[Data items]
start

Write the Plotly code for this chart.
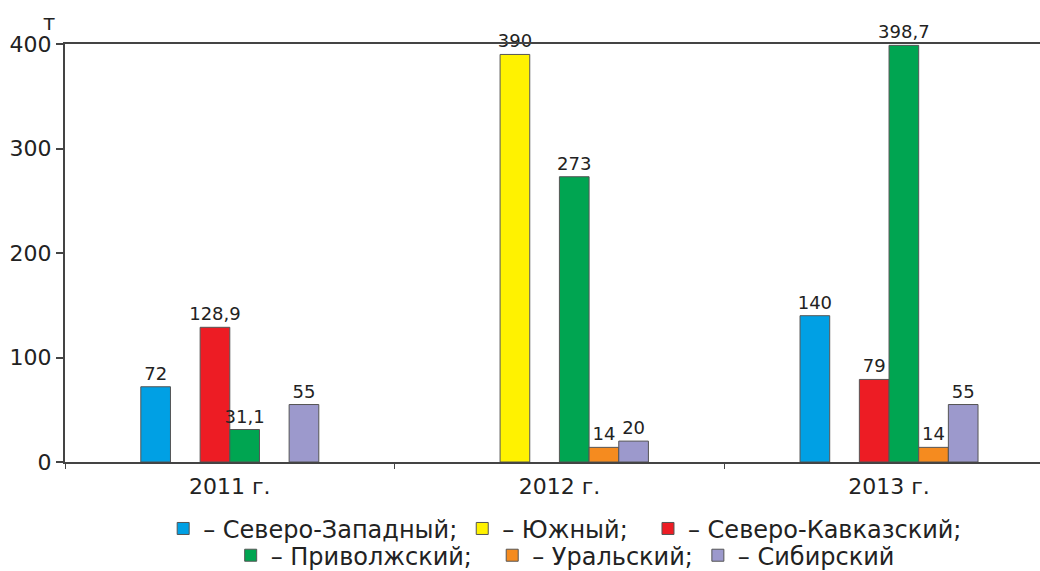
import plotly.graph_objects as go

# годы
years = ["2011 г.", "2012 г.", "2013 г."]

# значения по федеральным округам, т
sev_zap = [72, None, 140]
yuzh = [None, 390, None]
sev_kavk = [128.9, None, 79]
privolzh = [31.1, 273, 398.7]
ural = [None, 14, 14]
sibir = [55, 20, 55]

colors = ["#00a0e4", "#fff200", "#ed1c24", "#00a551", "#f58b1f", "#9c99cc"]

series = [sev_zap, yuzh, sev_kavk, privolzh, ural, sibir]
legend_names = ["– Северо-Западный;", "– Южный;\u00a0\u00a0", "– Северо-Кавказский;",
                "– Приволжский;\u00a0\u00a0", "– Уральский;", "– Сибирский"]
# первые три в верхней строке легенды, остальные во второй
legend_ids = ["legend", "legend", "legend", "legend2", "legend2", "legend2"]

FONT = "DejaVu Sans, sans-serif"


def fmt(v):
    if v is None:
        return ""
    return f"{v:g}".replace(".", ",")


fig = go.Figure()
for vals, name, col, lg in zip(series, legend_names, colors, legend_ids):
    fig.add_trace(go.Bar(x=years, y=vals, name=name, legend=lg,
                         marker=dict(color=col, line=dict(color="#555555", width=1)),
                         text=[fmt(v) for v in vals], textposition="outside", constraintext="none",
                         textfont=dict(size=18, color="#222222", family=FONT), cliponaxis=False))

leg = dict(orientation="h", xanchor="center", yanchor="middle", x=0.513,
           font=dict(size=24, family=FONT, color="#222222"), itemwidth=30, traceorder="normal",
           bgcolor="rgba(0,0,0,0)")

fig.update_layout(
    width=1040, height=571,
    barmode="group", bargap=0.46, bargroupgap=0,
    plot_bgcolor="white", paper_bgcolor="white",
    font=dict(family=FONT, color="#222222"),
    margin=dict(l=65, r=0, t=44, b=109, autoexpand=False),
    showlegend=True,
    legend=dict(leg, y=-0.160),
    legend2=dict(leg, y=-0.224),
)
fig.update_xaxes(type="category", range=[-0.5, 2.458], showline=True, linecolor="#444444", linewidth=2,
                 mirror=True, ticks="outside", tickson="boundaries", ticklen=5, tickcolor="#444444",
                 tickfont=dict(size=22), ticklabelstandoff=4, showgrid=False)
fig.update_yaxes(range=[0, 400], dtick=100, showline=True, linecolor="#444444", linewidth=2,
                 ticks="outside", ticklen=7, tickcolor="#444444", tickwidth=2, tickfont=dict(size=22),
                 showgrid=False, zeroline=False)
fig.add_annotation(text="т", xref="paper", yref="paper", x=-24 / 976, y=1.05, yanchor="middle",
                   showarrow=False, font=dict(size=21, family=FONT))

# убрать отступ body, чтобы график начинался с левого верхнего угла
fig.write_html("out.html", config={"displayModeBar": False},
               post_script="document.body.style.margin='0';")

end
start

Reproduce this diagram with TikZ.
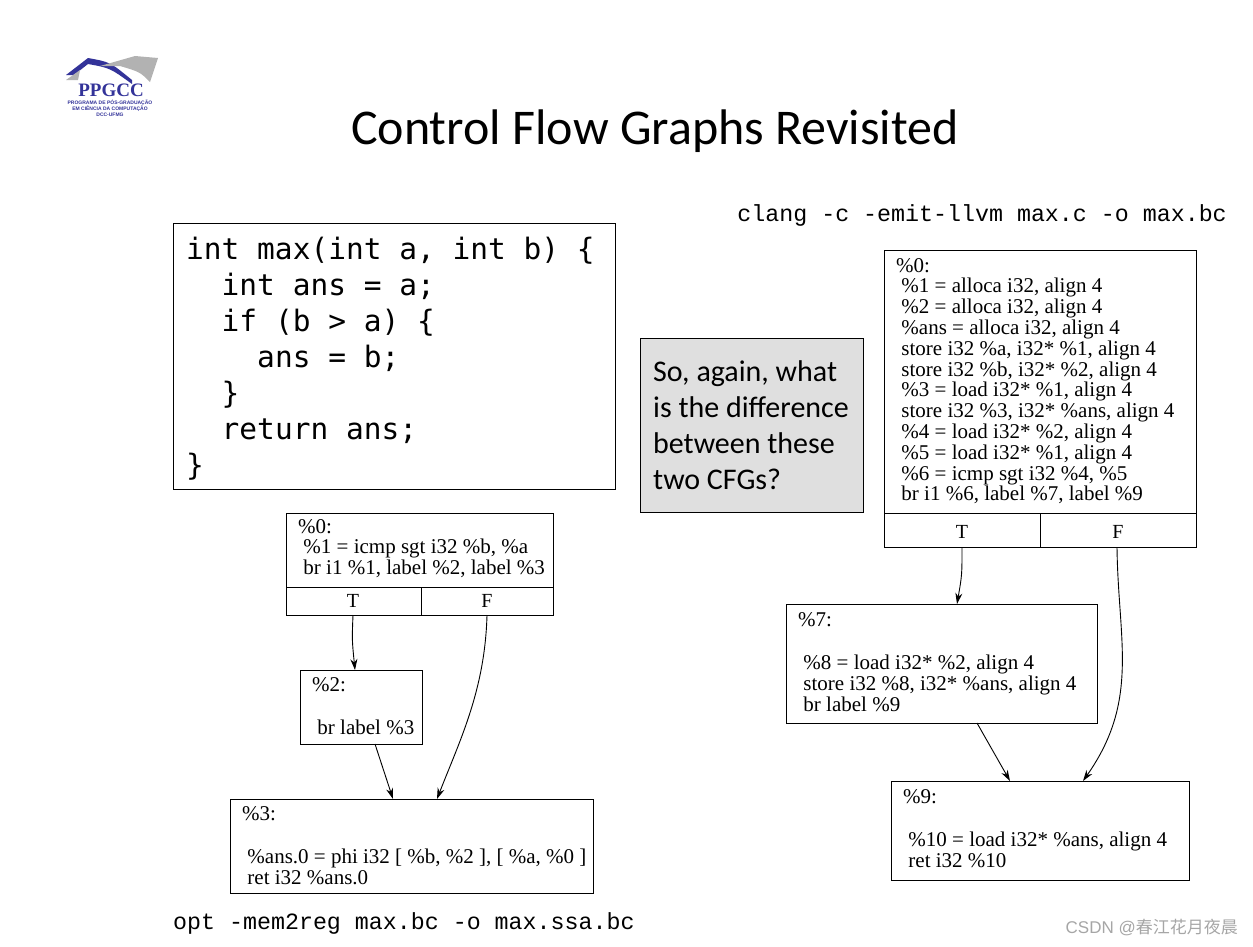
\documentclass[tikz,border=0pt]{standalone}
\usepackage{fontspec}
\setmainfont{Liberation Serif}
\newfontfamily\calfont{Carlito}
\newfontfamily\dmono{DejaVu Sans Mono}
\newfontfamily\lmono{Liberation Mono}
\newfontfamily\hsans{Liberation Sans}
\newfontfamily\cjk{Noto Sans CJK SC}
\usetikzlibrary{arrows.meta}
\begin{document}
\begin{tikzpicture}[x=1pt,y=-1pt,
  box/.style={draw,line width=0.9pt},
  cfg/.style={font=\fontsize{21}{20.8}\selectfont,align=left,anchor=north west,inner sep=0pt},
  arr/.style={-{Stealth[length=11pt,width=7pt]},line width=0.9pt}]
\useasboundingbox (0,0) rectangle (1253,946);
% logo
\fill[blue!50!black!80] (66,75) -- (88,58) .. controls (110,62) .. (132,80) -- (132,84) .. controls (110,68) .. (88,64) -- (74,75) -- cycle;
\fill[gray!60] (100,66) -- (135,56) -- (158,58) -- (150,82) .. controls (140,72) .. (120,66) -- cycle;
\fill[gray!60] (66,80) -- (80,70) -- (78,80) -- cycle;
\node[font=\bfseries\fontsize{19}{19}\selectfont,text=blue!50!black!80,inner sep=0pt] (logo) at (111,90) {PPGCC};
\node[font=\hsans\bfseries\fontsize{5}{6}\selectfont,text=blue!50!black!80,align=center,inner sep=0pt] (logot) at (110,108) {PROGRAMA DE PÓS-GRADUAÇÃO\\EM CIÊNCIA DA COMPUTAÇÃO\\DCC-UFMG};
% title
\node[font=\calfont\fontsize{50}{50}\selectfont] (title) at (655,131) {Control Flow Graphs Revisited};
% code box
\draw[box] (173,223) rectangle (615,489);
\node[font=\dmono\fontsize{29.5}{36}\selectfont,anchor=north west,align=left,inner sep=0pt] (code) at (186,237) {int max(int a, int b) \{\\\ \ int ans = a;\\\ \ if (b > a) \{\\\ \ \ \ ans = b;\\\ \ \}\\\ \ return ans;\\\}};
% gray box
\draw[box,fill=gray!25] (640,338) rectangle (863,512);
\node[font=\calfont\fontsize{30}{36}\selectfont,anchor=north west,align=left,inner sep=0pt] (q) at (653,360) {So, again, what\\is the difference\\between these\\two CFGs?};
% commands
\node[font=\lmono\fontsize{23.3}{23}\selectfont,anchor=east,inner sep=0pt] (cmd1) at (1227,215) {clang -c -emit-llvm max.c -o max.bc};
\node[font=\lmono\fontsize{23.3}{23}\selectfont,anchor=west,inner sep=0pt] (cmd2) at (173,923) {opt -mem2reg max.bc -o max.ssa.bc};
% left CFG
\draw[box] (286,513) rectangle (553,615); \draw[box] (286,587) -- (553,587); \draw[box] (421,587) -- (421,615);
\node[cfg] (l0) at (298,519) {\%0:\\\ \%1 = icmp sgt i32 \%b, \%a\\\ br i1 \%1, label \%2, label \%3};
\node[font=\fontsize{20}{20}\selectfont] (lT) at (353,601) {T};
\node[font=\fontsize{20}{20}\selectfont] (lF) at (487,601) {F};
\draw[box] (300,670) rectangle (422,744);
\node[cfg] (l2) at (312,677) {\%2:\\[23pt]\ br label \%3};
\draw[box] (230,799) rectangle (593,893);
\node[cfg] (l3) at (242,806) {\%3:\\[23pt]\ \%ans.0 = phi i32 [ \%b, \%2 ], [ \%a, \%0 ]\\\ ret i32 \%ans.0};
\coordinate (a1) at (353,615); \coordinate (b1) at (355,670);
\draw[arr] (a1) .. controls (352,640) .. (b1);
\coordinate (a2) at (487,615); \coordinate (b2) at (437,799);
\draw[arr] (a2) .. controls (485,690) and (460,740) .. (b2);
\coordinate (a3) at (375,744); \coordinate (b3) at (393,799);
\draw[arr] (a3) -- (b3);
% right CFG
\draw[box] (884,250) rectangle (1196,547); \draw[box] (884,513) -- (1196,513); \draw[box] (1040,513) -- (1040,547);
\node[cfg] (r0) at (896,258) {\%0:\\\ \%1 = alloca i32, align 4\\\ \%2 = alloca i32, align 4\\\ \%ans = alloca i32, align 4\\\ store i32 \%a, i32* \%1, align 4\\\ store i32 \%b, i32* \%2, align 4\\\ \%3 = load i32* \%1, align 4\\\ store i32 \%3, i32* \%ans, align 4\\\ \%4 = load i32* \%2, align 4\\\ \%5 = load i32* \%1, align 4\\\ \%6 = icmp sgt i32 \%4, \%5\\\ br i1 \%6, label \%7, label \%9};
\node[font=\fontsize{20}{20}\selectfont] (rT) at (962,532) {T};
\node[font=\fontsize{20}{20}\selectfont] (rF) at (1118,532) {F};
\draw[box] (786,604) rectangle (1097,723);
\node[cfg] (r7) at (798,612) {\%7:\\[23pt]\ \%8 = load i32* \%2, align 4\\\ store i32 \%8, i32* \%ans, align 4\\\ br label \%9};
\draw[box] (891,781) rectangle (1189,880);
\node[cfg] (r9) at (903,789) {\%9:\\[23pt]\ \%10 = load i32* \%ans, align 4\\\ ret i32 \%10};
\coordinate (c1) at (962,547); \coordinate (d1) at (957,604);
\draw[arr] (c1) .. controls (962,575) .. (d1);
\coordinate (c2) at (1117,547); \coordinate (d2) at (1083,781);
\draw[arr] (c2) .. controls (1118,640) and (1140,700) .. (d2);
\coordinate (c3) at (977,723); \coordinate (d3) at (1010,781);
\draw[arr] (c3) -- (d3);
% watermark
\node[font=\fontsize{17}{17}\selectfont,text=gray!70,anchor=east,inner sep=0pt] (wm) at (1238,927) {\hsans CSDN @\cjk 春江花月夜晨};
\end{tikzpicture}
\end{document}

end
start

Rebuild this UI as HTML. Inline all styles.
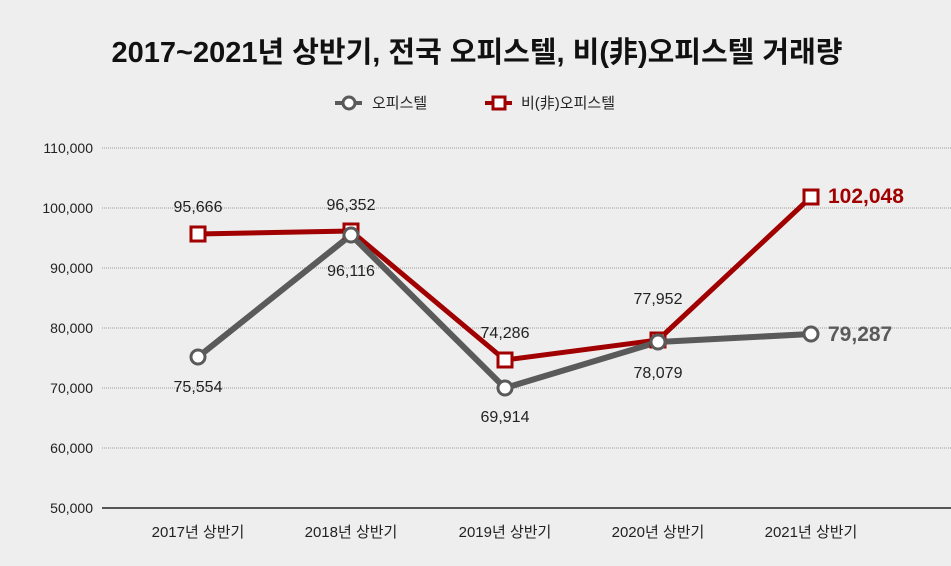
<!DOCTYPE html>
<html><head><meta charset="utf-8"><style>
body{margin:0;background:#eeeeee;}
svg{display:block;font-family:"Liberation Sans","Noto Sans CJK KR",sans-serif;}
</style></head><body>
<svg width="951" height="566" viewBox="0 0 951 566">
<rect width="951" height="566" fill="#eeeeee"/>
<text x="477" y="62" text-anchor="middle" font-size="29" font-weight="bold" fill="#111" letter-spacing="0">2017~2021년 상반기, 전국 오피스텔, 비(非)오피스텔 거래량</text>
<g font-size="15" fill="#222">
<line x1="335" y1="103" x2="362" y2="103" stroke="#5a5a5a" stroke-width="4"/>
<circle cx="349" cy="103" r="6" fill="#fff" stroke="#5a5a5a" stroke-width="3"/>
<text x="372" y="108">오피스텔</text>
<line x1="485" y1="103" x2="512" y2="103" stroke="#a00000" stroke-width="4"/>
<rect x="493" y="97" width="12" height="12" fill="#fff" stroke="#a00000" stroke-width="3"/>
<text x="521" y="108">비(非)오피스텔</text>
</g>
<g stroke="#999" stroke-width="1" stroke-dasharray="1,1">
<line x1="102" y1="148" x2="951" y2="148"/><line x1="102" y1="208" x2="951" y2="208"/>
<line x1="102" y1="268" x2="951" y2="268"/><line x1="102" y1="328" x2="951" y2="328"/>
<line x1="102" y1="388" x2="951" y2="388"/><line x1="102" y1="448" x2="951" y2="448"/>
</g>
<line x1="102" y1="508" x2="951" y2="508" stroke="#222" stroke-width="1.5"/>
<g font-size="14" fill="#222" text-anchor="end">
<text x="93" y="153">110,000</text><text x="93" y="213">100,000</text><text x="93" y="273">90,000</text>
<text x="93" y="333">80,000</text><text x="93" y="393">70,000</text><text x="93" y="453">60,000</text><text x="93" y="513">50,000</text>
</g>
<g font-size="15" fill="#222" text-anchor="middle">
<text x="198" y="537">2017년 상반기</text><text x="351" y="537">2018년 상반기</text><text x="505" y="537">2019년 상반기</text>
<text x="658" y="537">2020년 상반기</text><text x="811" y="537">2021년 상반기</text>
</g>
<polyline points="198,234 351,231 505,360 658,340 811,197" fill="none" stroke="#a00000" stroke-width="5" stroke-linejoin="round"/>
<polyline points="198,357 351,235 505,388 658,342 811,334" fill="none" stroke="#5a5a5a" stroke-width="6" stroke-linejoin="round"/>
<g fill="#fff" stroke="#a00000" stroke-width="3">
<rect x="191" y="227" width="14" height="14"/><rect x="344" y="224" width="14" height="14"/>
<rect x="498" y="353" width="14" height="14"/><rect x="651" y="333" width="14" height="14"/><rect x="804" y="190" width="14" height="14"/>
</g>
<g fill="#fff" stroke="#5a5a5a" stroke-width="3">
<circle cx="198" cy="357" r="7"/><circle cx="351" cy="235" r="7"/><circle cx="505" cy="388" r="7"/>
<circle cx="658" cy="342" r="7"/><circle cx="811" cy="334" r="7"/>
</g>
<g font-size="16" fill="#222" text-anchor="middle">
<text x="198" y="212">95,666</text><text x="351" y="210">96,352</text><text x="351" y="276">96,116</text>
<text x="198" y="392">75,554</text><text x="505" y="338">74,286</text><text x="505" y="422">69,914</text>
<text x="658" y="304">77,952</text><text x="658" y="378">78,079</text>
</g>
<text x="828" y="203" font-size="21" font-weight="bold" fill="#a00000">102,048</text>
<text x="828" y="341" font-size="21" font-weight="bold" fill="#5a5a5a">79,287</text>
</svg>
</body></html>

end

# TASK INSTRUCTIONS
List every line from the entries above in which "code" appears.

# RESPONSE
Write the Plotly code for this chart.
% code box
\node[font=\dmono\fontsize{29.5}{36}\selectfont,anchor=north west,align=left,inner sep=0pt] (code) at (186,237) {int max(int a, int b) \{\\\ \ int ans = a;\\\ \ if (b > a) \{\\\ \ \ \ ans = b;\\\ \ \}\\\ \ return ans;\\\}};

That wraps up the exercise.